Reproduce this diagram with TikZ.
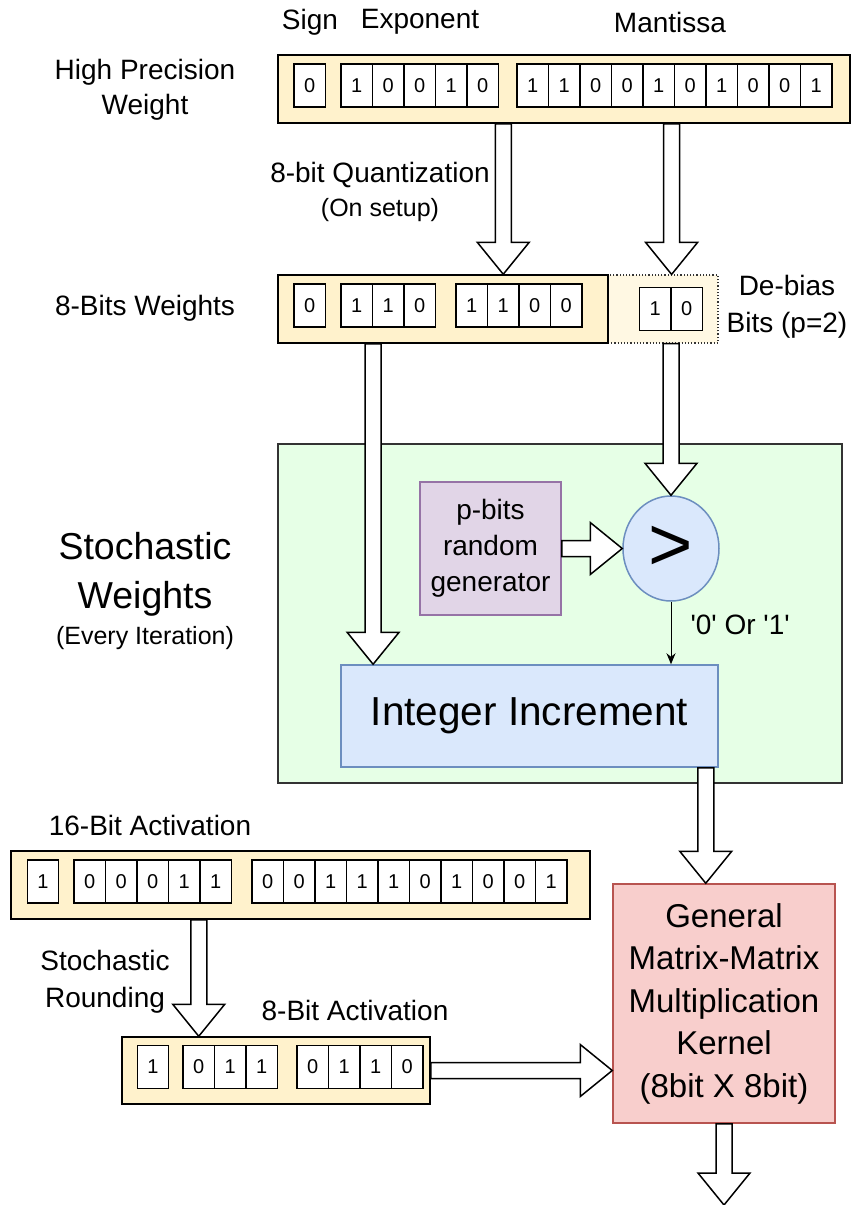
\documentclass[tikz,border=0pt]{standalone}
\usepackage{fontspec}
\setmainfont{Liberation Sans}
\usetikzlibrary{calc}
\usetikzlibrary{shapes}
\usetikzlibrary{arrows.meta}
\definecolor{wordfill}{HTML}{FFF2CC}
\definecolor{stochfill}{HTML}{E6FFE6}
\definecolor{genfill}{HTML}{E1D5E7}
\definecolor{genline}{HTML}{9673A6}
\definecolor{incfill}{HTML}{DAE8FC}
\definecolor{incline}{HTML}{6C8EBF}
\definecolor{gemmfill}{HTML}{F8CECC}
\definecolor{gemmline}{HTML}{B85450}
\tikzset{
    bit/.style = {rectangle, draw=black, line width=1.2pt, fill=white, minimum width=31.5, minimum height=43, inner sep=0pt, font=\fontsize{20}{20}\selectfont},
    word/.style = {rectangle, draw=black, line width=1.5pt, fill=wordfill, minimum height=68, inner sep=0pt},
    worddot/.style = {rectangle, draw=black!80, line width=1.2pt, dotted, fill=wordfill!55, minimum height=68, inner sep=0pt},
    lbl/.style = {align=center, inner sep=0pt, font=\fontsize{28}{35}\selectfont},
    lblsmall/.style = {align=center, inner sep=0pt, font=\fontsize{25}{30}\selectfont},
    stochbox/.style = {rectangle, draw=black!80, line width=1.2pt, fill=stochfill, inner sep=0pt},
    genbox/.style = {rectangle, draw=genline, line width=1.5pt, fill=genfill, align=center, font=\fontsize{28}{36}\selectfont},
    cmpbox/.style = {ellipse, draw=incline, line width=1.5pt, fill=incfill, inner sep=0pt, font=\fontsize{76}{76}\selectfont},
    incbox/.style = {rectangle, draw=incline, line width=1.5pt, fill=incfill, font=\fontsize{40.5}{40.5}\selectfont},
    gemmbox/.style = {rectangle, draw=gemmline, line width=1.5pt, fill=gemmfill, align=center, font=\fontsize{33}{42.5}\selectfont},
    thinarrow/.style = {-{Stealth[length=11pt,width=9pt]}, line width=1pt},
    fatarrow/.style = {draw=black, fill=white, line width=1.5pt, line join=miter, to path={
        ($(\tikztostart)!8pt!90:(\tikztotarget)$)
        -- ($(\tikztotarget)!32pt!(\tikztostart)!8pt!-90:(\tikztostart)$)
        -- ($(\tikztotarget)!32pt!(\tikztostart)!26pt!-90:(\tikztostart)$)
        -- (\tikztotarget)
        -- ($(\tikztotarget)!32pt!(\tikztostart)!26pt!90:(\tikztostart)$)
        -- ($(\tikztotarget)!32pt!(\tikztostart)!8pt!90:(\tikztostart)$)
        -- ($(\tikztostart)!8pt!-90:(\tikztotarget)$)
        -- cycle}}
}
\begin{document}
\begin{tikzpicture}[x=1pt, y=-1pt]
\useasboundingbox (0, 0) rectangle (851, 1205);
%
% labels
\node[lbl] at (310, 22) (sign) {Sign};
\node[lbl] at (420, 22) (expo) {Exponent};
\node[lbl] at (670, 22) (mant) {Mantissa};
\node[lbl] at (145, 89.5) (hplbl) {High Precision\\Weight};
\node[lbl] at (380, 175) (quant) {8-bit Quantization};
\node[lblsmall] at (380, 210) (quantnote) {(On setup)};
\node[lbl] at (145, 308) (w8lbl) {8-Bits Weights};
\node[lbl, font=\fontsize{28}{37}\selectfont] at (787, 307) (dblbl) {De-bias\\Bits (p=2)};
\node[lbl, font=\fontsize{37.5}{49}\selectfont] at (145, 574) (swlbl) {Stochastic\\Weights};
\node[lblsmall] at (145, 638) (swnote) {(Every Iteration)};
\node[lbl] at (150, 825) (a16lbl) {16-Bit Activation};
\node[lbl, font=\fontsize{28}{37}\selectfont] at (105, 981.5) (srlbl) {Stochastic\\Rounding};
\node[lbl] at (355, 1010) (a8lbl) {8-Bit Activation};
%
% high precision weight
\node[word, minimum width=572] at (564, 89) (hpw) {};
\node[bit] at (309.75, 85.5) (hs) {0};
\foreach \b [count=\i from 0] in {1,0,0,1,0}
    \node[bit] at (356.75+31.5*\i, 85.5) (he\i) {\b};
\foreach \b [count=\i from 0] in {1,1,0,0,1,0,1,0,0,1}
    \node[bit] at (532.75+31.5*\i, 85.5) (hm\i) {\b};
%
% 8-bit weight + de-bias bits
\node[worddot, minimum width=110] at (663, 309) (db) {};
\node[word, minimum width=330] at (443, 309) (w8) {};
\node[bit] at (309.75, 305.5) (ws) {0};
\foreach \b [count=\i from 0] in {1,1,0}
    \node[bit] at (356.75+31.5*\i, 305.5) (we\i) {\b};
\foreach \b [count=\i from 0] in {1,1,0,0}
    \node[bit] at (471.75+31.5*\i, 305.5) (wm\i) {\b};
\foreach \b [count=\i from 0] in {1,0}
    \node[bit] at (655.25+31.5*\i, 309) (db\i) {\b};
%
% stochastic weights
\node[stochbox, minimum width=564, minimum height=339] at (560, 613.5) (sw) {};
\node[genbox, minimum width=141, minimum height=133] at (490.5, 548.5) (gen) {p-bits\\random\\generator};
\node[cmpbox, minimum width=96, minimum height=105] at (671, 548.5) (cmp) {>};
\node[incbox, minimum width=377, minimum height=102] at (529.5, 716) (ii) {Integer Increment};
%
% activations
\node[word, minimum width=579] at (300.5, 885) (act16) {};
\node[bit] at (43, 881.5) (as) {1};
\foreach \b [count=\i from 0] in {0,0,0,1,1}
    \node[bit] at (89.75+31.5*\i, 881.5) (ae\i) {\b};
\foreach \b [count=\i from 0] in {0,0,1,1,1,0,1,0,0,1}
    \node[bit] at (267.75+31.5*\i, 881.5) (am\i) {\b};
\node[word, minimum width=308, minimum height=67] at (276, 1070.5) (act8) {};
\node[bit] at (153, 1067) (bs) {1};
\foreach \b [count=\i from 0] in {0,1,1}
    \node[bit] at (198.75+31.5*\i, 1067) (be\i) {\b};
\foreach \b [count=\i from 0] in {0,1,1,0}
    \node[bit] at (312.75+31.5*\i, 1067) (bm\i) {\b};
%
% kernel
\node[gemmbox, minimum width=222, minimum height=239] at (724, 1003.5) (gemm) {General\\Matrix-Matrix\\Multiplication\\Kernel\\(8bit X 8bit)};
\coordinate (out) at (724, 1205);
%
% arrows
\draw[fatarrow] (hpw.south -| wm1) to (w8.north -| wm1);
\draw[fatarrow] (hpw.south -| db0.east) to (db.north -| db0.east);
\draw[fatarrow] (w8.south -| we0.east) to (ii.north -| we0.east);
\draw[fatarrow] (db.south -| cmp.north) to (cmp.north);
\draw[fatarrow] (gen.east) to (cmp.west);
\draw[thinarrow] (cmp.south) -- (ii.north -| cmp.south) node[lbl, anchor=west, pos=0.37, xshift=19pt] (flag) {\textquotesingle0\textquotesingle{} Or \textquotesingle1\textquotesingle};
\draw[fatarrow] ([xshift=-13pt]ii.south east) to ([xshift=-13pt]ii.south east |- gemm.north);
\draw[fatarrow] (act16.south -| be0) to (act8.north -| be0);
\draw[fatarrow] (act8.east) to (act8.east -| gemm.west);
\draw[fatarrow] (gemm.south) to (gemm.south |- out);

\end{tikzpicture}
\end{document}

######

Return to the listing above and set it down exactly, leaving out its pictures.

Reproduce this diagram with TikZ.
\documentclass[tikz,border=0pt]{standalone}
\usepackage{fontspec}
\setmainfont{Liberation Sans}
\usetikzlibrary{calc}
\usetikzlibrary{shapes}
\usetikzlibrary{arrows.meta}
\definecolor{wordfill}{HTML}{FFF2CC}
\definecolor{stochfill}{HTML}{E6FFE6}
\definecolor{genfill}{HTML}{E1D5E7}
\definecolor{genline}{HTML}{9673A6}
\definecolor{incfill}{HTML}{DAE8FC}
\definecolor{incline}{HTML}{6C8EBF}
\definecolor{gemmfill}{HTML}{F8CECC}
\definecolor{gemmline}{HTML}{B85450}
\tikzset{
    bit/.style = {rectangle, draw=black, line width=1.2pt, fill=white, minimum width=31.5, minimum height=43, inner sep=0pt, font=\fontsize{20}{20}\selectfont},
    word/.style = {rectangle, draw=black, line width=1.5pt, fill=wordfill, minimum height=68, inner sep=0pt},
    worddot/.style = {rectangle, draw=black!80, line width=1.2pt, dotted, fill=wordfill!55, minimum height=68, inner sep=0pt},
    lbl/.style = {align=center, inner sep=0pt, font=\fontsize{28}{35}\selectfont},
    lblsmall/.style = {align=center, inner sep=0pt, font=\fontsize{25}{30}\selectfont},
    stochbox/.style = {rectangle, draw=black!80, line width=1.2pt, fill=stochfill, inner sep=0pt},
    genbox/.style = {rectangle, draw=genline, line width=1.5pt, fill=genfill, align=center, font=\fontsize{28}{36}\selectfont},
    cmpbox/.style = {ellipse, draw=incline, line width=1.5pt, fill=incfill, inner sep=0pt, font=\fontsize{76}{76}\selectfont},
    incbox/.style = {rectangle, draw=incline, line width=1.5pt, fill=incfill, font=\fontsize{40.5}{40.5}\selectfont},
    gemmbox/.style = {rectangle, draw=gemmline, line width=1.5pt, fill=gemmfill, align=center, font=\fontsize{33}{42.5}\selectfont},
    thinarrow/.style = {-{Stealth[length=11pt,width=9pt]}, line width=1pt},
    fatarrow/.style = {draw=black, fill=white, line width=1.5pt, line join=miter, to path={
        ($(\tikztostart)!8pt!90:(\tikztotarget)$)
        -- ($(\tikztotarget)!32pt!(\tikztostart)!8pt!-90:(\tikztostart)$)
        -- ($(\tikztotarget)!32pt!(\tikztostart)!26pt!-90:(\tikztostart)$)
        -- (\tikztotarget)
        -- ($(\tikztotarget)!32pt!(\tikztostart)!26pt!90:(\tikztostart)$)
        -- ($(\tikztotarget)!32pt!(\tikztostart)!8pt!90:(\tikztostart)$)
        -- ($(\tikztostart)!8pt!-90:(\tikztotarget)$)
        -- cycle}}
}
\begin{document}
\begin{tikzpicture}[x=1pt, y=-1pt]
\useasboundingbox (0, 0) rectangle (851, 1205);
%
% labels
\node[lbl] at (310, 22) (sign) {Sign};
\node[lbl] at (420, 22) (expo) {Exponent};
\node[lbl] at (670, 22) (mant) {Mantissa};
\node[lbl] at (145, 89.5) (hplbl) {High Precision\\Weight};
\node[lbl] at (380, 175) (quant) {8-bit Quantization};
\node[lblsmall] at (380, 210) (quantnote) {(On setup)};
\node[lbl] at (145, 308) (w8lbl) {8-Bits Weights};
\node[lbl, font=\fontsize{28}{37}\selectfont] at (787, 307) (dblbl) {De-bias\\Bits (p=2)};
\node[lbl, font=\fontsize{37.5}{49}\selectfont] at (145, 574) (swlbl) {Stochastic\\Weights};
\node[lblsmall] at (145, 638) (swnote) {(Every Iteration)};
\node[lbl] at (150, 825) (a16lbl) {16-Bit Activation};
\node[lbl, font=\fontsize{28}{37}\selectfont] at (105, 981.5) (srlbl) {Stochastic\\Rounding};
\node[lbl] at (355, 1010) (a8lbl) {8-Bit Activation};
%
% high precision weight
\node[word, minimum width=572] at (564, 89) (hpw) {};
\node[bit] at (309.75, 85.5) (hs) {0};
\foreach \b [count=\i from 0] in {1,0,0,1,0}
    \node[bit] at (356.75+31.5*\i, 85.5) (he\i) {\b};
\foreach \b [count=\i from 0] in {1,1,0,0,1,0,1,0,0,1}
    \node[bit] at (532.75+31.5*\i, 85.5) (hm\i) {\b};
%
% 8-bit weight + de-bias bits
\node[worddot, minimum width=110] at (663, 309) (db) {};
\node[word, minimum width=330] at (443, 309) (w8) {};
\node[bit] at (309.75, 305.5) (ws) {0};
\foreach \b [count=\i from 0] in {1,1,0}
    \node[bit] at (356.75+31.5*\i, 305.5) (we\i) {\b};
\foreach \b [count=\i from 0] in {1,1,0,0}
    \node[bit] at (471.75+31.5*\i, 305.5) (wm\i) {\b};
\foreach \b [count=\i from 0] in {1,0}
    \node[bit] at (655.25+31.5*\i, 309) (db\i) {\b};
%
% stochastic weights
\node[stochbox, minimum width=564, minimum height=339] at (560, 613.5) (sw) {};
\node[genbox, minimum width=141, minimum height=133] at (490.5, 548.5) (gen) {p-bits\\random\\generator};
\node[cmpbox, minimum width=96, minimum height=105] at (671, 548.5) (cmp) {>};
\node[incbox, minimum width=377, minimum height=102] at (529.5, 716) (ii) {Integer Increment};
%
% activations
\node[word, minimum width=579] at (300.5, 885) (act16) {};
\node[bit] at (43, 881.5) (as) {1};
\foreach \b [count=\i from 0] in {0,0,0,1,1}
    \node[bit] at (89.75+31.5*\i, 881.5) (ae\i) {\b};
\foreach \b [count=\i from 0] in {0,0,1,1,1,0,1,0,0,1}
    \node[bit] at (267.75+31.5*\i, 881.5) (am\i) {\b};
\node[word, minimum width=308, minimum height=67] at (276, 1070.5) (act8) {};
\node[bit] at (153, 1067) (bs) {1};
\foreach \b [count=\i from 0] in {0,1,1}
    \node[bit] at (198.75+31.5*\i, 1067) (be\i) {\b};
\foreach \b [count=\i from 0] in {0,1,1,0}
    \node[bit] at (312.75+31.5*\i, 1067) (bm\i) {\b};
%
% kernel
\node[gemmbox, minimum width=222, minimum height=239] at (724, 1003.5) (gemm) {General\\Matrix-Matrix\\Multiplication\\Kernel\\(8bit X 8bit)};
\coordinate (out) at (724, 1205);
%
% arrows
\draw[fatarrow] (hpw.south -| wm1) to (w8.north -| wm1);
\draw[fatarrow] (hpw.south -| db0.east) to (db.north -| db0.east);
\draw[fatarrow] (w8.south -| we0.east) to (ii.north -| we0.east);
\draw[fatarrow] (db.south -| cmp.north) to (cmp.north);
\draw[fatarrow] (gen.east) to (cmp.west);
\draw[thinarrow] (cmp.south) -- (ii.north -| cmp.south) node[lbl, anchor=west, pos=0.37, xshift=19pt] (flag) {\textquotesingle0\textquotesingle{} Or \textquotesingle1\textquotesingle};
\draw[fatarrow] ([xshift=-13pt]ii.south east) to ([xshift=-13pt]ii.south east |- gemm.north);
\draw[fatarrow] (act16.south -| be0) to (act8.north -| be0);
\draw[fatarrow] (act8.east) to (act8.east -| gemm.west);
\draw[fatarrow] (gemm.south) to (gemm.south |- out);

\end{tikzpicture}
\end{document}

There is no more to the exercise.